De nature modeste, celui que nous avons d’abord pu découvrir il y a 30 ans dans le Groupe Sanguin, alors qu’il partageait la scène avec Marie-Lise Pilote, Dany Turcotte, Dominique Lévesque et Bernard Vandal, est à la fois surpris et flatté de cet honneur. « Habituellement, ça se passe plus directement avec le public, commente-t-il. C’est vraiment le fun ! » Entendez par là que le cinéaste, très perfectionniste, arpente les arcanes d’un genre — la comédie populaire — qu’encensent rarement les professionnels et les critiques. Même si ses films gagnent peu de prix et ne font pas la tournée des grands festivals internationaux, Émile Gaudreault assume parfaitement ses choix, d’autant qu’il est pratiquement le seul au Québec — avec Ricardo Trogi — à occuper un créneau dans lequel il a acquis une grande expertise.

« Il est vrai que les comédies ne sont pas toujours considérées comme étant du cinéma “pur et dur”, observe-t-il. J’entends même parfois des gens dire que puisqu’il est impossible de faire un profit avec un film au Québec, même en ayant du succès, les institutions ne devraient plus en financer ! » 

Je trouve ce discours dangereux. Une résonance, c’est profitable pour un peuple. Si quelque chose passionne les Québécois, peu importe la nature de l’œuvre, je trouve ça hyper rentable socialement, parce que l’âme d’un peuple se nourrit de ce qui s’inscrit dans sa mémoire collective.

Émile Gaudreault 

« Sans œuvres populaires, poursuit-il, la population ne se voit pas représentée à l’écran et ne se retrouve plus dans ce qu’elle regarde. Ça aussi, ça entraîne de la pauvreté ! »

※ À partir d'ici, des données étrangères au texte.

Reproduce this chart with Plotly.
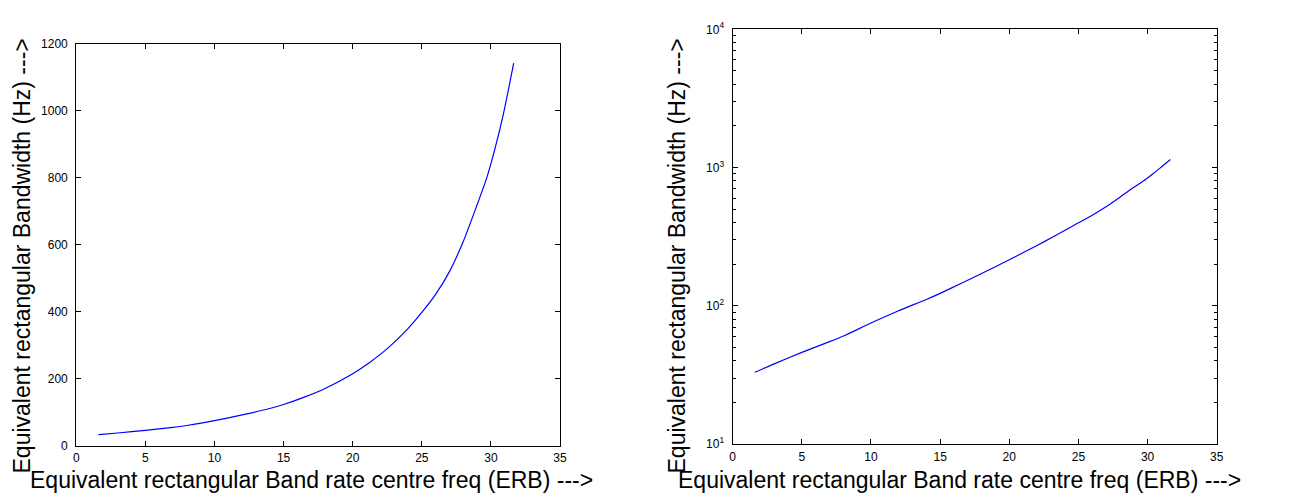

Émile Gaudreault ne met pas une croix sur le fantasme cannois ou hollywoodien (« on ne peut pas y être insensible », dit-il), mais il ne compte pas écrire et réaliser avec ce but précis en tête, car dans ces cas-là, le résultat est rarement à la hauteur des intentions. L’essentiel pour lui est de raconter la meilleure histoire, de la meilleure façon possible.

« J’ai un immense respect du storytelling, explique-t-il. Quand j’écris, la chose la plus importante est de bien saisir l’histoire que je suis en train de raconter, au-delà même de mes points de vue personnels. Mes films n’étant pas des pamphlets, je vais me permettre d’insérer des éléments plus militants seulement si ça sert bien l’histoire. Le storytelling de Parasite [Bong Joon-ho], qui a obtenu la Palme d’or à Cannes et qui est la meilleure chose que j’ai vue depuis longtemps, est un bon exemple. Il est passionnant parce qu’il est à la fois dense et très cohérent. »

Fidèle à la productrice Denise Robert depuis Nuit de noces, son premier long métrage à titre de scénariste et réalisateur, Émile Gaudreault n’hésite pas à prendre parfois la plume pour rappeler l’importance qu’occupe la culture dans une société comme la nôtre. Il y a deux ans, il dénonçait le sous-financement chronique du milieu des arts en faisant valoir la créativité en tant que matière première, comme une ressource naturelle pour un peuple. Il déplore aussi un système qui, au fédéral, établit les mêmes normes pour deux entités culturelles complètement différentes, un peu comme si, soutient-il, des politiques culturelles communes étaient mises en place à la fois pour les États-Unis et la Norvège.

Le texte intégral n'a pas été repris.